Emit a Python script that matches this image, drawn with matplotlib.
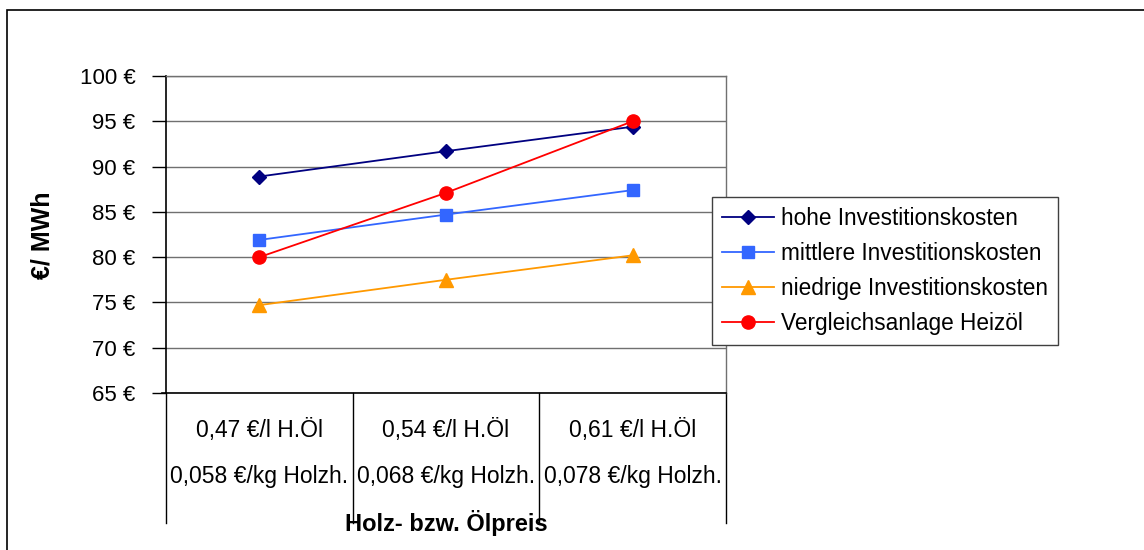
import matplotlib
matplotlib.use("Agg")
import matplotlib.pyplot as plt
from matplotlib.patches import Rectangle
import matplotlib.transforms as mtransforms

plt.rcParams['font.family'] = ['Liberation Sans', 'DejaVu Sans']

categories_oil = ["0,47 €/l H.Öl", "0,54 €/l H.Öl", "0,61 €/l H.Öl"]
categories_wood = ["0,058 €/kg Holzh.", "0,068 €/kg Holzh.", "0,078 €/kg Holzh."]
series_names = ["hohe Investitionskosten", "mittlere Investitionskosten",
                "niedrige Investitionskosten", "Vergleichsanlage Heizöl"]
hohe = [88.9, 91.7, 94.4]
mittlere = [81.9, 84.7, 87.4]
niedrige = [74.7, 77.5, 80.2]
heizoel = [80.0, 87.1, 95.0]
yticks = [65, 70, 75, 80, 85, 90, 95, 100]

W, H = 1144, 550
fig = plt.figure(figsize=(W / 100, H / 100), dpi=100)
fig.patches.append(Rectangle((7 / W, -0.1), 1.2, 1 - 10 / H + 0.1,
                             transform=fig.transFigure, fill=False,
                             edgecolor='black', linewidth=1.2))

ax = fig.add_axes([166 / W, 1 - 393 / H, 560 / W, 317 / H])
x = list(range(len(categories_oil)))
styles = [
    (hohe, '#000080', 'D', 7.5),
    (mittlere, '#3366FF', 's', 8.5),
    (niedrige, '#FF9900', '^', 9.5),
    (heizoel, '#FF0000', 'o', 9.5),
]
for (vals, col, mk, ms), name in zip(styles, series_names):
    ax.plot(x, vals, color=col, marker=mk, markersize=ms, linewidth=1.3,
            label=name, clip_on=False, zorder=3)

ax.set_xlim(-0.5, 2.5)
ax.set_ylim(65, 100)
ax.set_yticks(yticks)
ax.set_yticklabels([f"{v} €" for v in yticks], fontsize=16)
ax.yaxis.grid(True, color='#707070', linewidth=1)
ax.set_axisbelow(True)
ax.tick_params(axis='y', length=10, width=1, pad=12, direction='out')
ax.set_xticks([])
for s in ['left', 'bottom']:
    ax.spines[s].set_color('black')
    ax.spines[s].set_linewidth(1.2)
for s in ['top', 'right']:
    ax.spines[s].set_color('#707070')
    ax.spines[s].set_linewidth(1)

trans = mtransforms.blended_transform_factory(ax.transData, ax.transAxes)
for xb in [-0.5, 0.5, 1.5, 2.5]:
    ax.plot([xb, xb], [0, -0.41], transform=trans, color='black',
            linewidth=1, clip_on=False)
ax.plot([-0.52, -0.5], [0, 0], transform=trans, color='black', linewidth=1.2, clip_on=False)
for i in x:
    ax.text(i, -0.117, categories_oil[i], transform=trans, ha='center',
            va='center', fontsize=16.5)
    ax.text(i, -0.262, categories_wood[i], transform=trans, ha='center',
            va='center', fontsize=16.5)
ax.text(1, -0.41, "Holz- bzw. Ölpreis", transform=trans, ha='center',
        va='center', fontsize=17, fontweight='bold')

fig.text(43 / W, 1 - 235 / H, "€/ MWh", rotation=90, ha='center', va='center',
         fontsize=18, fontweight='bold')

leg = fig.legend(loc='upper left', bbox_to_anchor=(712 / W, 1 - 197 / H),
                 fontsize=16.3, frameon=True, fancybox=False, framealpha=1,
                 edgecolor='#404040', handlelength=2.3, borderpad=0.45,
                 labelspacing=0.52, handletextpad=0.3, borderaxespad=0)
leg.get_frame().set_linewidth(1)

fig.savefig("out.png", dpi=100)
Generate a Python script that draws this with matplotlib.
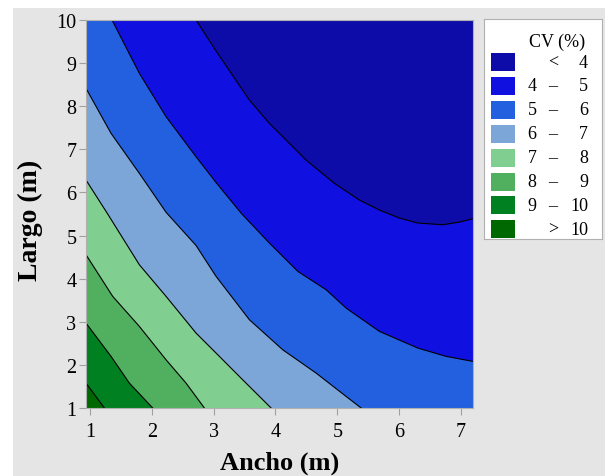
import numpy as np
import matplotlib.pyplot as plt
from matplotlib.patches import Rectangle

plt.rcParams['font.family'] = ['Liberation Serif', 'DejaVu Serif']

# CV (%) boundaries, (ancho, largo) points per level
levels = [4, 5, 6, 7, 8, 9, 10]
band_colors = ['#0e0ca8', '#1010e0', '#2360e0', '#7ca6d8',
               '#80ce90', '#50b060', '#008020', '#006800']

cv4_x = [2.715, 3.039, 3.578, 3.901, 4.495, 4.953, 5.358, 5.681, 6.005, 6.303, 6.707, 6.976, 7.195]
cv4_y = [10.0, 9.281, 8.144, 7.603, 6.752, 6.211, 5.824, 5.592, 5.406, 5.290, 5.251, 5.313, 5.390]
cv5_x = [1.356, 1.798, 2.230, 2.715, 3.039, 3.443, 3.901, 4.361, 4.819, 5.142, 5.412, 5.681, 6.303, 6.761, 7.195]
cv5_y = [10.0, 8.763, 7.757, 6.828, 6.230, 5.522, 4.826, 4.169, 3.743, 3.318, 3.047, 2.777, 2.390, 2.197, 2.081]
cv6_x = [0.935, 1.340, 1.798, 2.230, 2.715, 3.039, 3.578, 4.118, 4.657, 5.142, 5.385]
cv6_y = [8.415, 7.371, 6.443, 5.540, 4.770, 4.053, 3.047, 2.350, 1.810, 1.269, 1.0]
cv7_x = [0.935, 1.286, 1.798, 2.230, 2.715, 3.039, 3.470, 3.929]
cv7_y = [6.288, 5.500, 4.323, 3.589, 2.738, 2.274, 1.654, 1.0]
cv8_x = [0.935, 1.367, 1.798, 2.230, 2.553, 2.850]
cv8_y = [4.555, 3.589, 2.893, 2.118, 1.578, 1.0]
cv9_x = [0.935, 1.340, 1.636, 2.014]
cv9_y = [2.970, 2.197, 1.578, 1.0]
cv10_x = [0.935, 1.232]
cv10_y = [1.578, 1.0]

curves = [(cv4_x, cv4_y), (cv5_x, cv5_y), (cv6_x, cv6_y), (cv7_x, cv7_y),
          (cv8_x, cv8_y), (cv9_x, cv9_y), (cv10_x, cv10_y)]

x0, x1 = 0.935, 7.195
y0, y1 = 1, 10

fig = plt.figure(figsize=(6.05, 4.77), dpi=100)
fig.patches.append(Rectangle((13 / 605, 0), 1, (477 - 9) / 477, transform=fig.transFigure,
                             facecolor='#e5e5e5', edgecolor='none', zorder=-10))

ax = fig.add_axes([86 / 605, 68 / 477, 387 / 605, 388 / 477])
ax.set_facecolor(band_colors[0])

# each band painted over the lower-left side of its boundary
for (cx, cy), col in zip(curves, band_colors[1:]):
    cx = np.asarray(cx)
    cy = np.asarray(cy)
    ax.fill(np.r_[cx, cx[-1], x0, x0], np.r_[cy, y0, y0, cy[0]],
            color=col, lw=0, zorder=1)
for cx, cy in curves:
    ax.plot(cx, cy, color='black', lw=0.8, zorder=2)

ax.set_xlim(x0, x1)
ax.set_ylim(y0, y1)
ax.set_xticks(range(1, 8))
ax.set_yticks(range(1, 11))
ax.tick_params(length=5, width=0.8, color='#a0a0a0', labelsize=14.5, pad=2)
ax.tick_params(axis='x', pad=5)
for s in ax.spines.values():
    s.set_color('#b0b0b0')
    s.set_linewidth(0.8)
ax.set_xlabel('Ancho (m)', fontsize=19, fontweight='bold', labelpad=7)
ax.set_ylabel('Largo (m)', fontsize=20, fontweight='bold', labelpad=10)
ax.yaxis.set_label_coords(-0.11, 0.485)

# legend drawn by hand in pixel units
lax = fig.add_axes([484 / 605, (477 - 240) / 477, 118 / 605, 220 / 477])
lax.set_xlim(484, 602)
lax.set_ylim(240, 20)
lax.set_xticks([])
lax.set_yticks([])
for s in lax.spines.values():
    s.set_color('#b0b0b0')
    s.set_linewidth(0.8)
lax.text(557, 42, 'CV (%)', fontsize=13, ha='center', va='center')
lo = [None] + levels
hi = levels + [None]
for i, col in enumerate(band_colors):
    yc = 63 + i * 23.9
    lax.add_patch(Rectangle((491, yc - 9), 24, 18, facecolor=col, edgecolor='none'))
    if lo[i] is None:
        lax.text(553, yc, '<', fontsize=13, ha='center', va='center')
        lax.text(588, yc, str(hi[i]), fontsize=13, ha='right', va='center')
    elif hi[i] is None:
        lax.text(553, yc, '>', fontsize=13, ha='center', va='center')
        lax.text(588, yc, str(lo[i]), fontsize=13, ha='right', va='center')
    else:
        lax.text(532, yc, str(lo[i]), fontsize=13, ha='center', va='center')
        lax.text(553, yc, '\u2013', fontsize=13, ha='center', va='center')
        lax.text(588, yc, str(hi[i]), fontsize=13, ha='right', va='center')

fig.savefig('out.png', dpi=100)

* TO DO *
Without any pictures, reproduce the lines from the first one in the material through the line that has "plt.rcParams['font.family'] = ['Liberation Sans', 'DejaVu", exactly as they appear.

* OUTPUT BELOW *
Emit a Python script that matches this image, drawn with matplotlib.
import matplotlib
matplotlib.use("Agg")
import matplotlib.pyplot as plt
from matplotlib.patches import Rectangle
import matplotlib.transforms as mtransforms

plt.rcParams['font.family'] = ['Liberation Sans', 'DejaVu Sans']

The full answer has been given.